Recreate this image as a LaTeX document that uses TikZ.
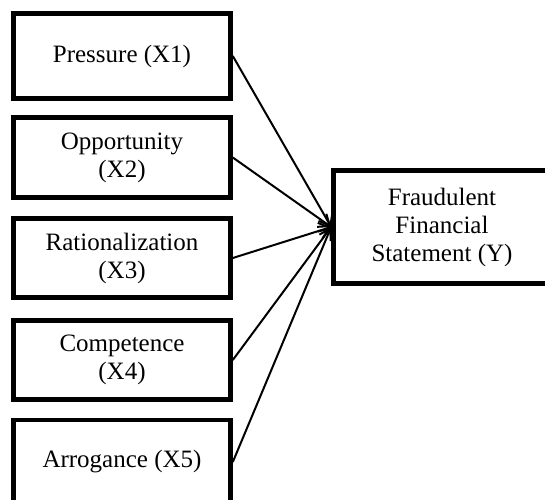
\documentclass[tikz,border=0pt]{standalone}
\usepackage{fontspec}
\setmainfont{Liberation Serif}
\usepackage{tikz}
\usetikzlibrary{positioning, arrows.meta}
\tikzset{
    base/.style={
        font=\fontsize{12.5}{14}\selectfont,
        align=center
    },
    factor/.style={
        base,
        rectangle,
        draw=black,
        line width=2.3pt,
        fill=white,
        minimum width=108.5pt,
        inner sep=2pt
    },
    outcome/.style={
        factor,
        minimum height=56.75pt
    },
    flow/.style={
        -{Straight Barb[length=5pt, width=8pt, line width=1pt]},
        line width=1pt,
        color=black
    }
}
\begin{document}
\begin{tikzpicture}[x=0.5pt, y=-0.5pt]
  % Canvas
  \path[use as bounding box, clip] (0,0) rectangle (545,499);

  % Causes
  \node[factor, minimum height=42.5pt] (press) at (122,56) {Pressure (X1)};
  \node[factor, minimum height=40pt] (oppor) at (122,157.5) {Opportunity\\(X2)};
  \node[factor, minimum height=39.25pt] (ration) at (122,258) {Rationalization\\(X3)};
  \node[factor, minimum height=39.25pt] (compet) at (122,360) {Competence\\(X4)};
  \node[factor, minimum height=42pt] (arrog) at (122,462) {Arrogance (X5)};

  % Effect
  \node[outcome] (fraud) at (442,227) {Fraudulent\\Financial\\Statement (Y)};

  % Paths
  \draw[flow] (press.east) -- (fraud.west);
  \draw[flow] (oppor.east) -- (fraud.west);
  \draw[flow] (ration.east) -- (fraud.west);
  \draw[flow] (compet.east) -- (fraud.west);
  \draw[flow] (arrog.east) -- (fraud.west);
\end{tikzpicture}
\end{document}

--------

Omit the pictures, and quote the material above exactly as given.

◆ EXERCISE SOLUTION ◆
Recreate this image as a LaTeX document that uses TikZ.
\documentclass[tikz,border=0pt]{standalone}
\usepackage{fontspec}
\setmainfont{Liberation Serif}
\usepackage{tikz}
\usetikzlibrary{positioning, arrows.meta}
\tikzset{
    base/.style={
        font=\fontsize{12.5}{14}\selectfont,
        align=center
    },
    factor/.style={
        base,
        rectangle,
        draw=black,
        line width=2.3pt,
        fill=white,
        minimum width=108.5pt,
        inner sep=2pt
    },
    outcome/.style={
        factor,
        minimum height=56.75pt
    },
    flow/.style={
        -{Straight Barb[length=5pt, width=8pt, line width=1pt]},
        line width=1pt,
        color=black
    }
}
\begin{document}
\begin{tikzpicture}[x=0.5pt, y=-0.5pt]
  % Canvas
  \path[use as bounding box, clip] (0,0) rectangle (545,499);

  % Causes
  \node[factor, minimum height=42.5pt] (press) at (122,56) {Pressure (X1)};
  \node[factor, minimum height=40pt] (oppor) at (122,157.5) {Opportunity\\(X2)};
  \node[factor, minimum height=39.25pt] (ration) at (122,258) {Rationalization\\(X3)};
  \node[factor, minimum height=39.25pt] (compet) at (122,360) {Competence\\(X4)};
  \node[factor, minimum height=42pt] (arrog) at (122,462) {Arrogance (X5)};

  % Effect
  \node[outcome] (fraud) at (442,227) {Fraudulent\\Financial\\Statement (Y)};

  % Paths
  \draw[flow] (press.east) -- (fraud.west);
  \draw[flow] (oppor.east) -- (fraud.west);
  \draw[flow] (ration.east) -- (fraud.west);
  \draw[flow] (compet.east) -- (fraud.west);
  \draw[flow] (arrog.east) -- (fraud.west);
\end{tikzpicture}
\end{document}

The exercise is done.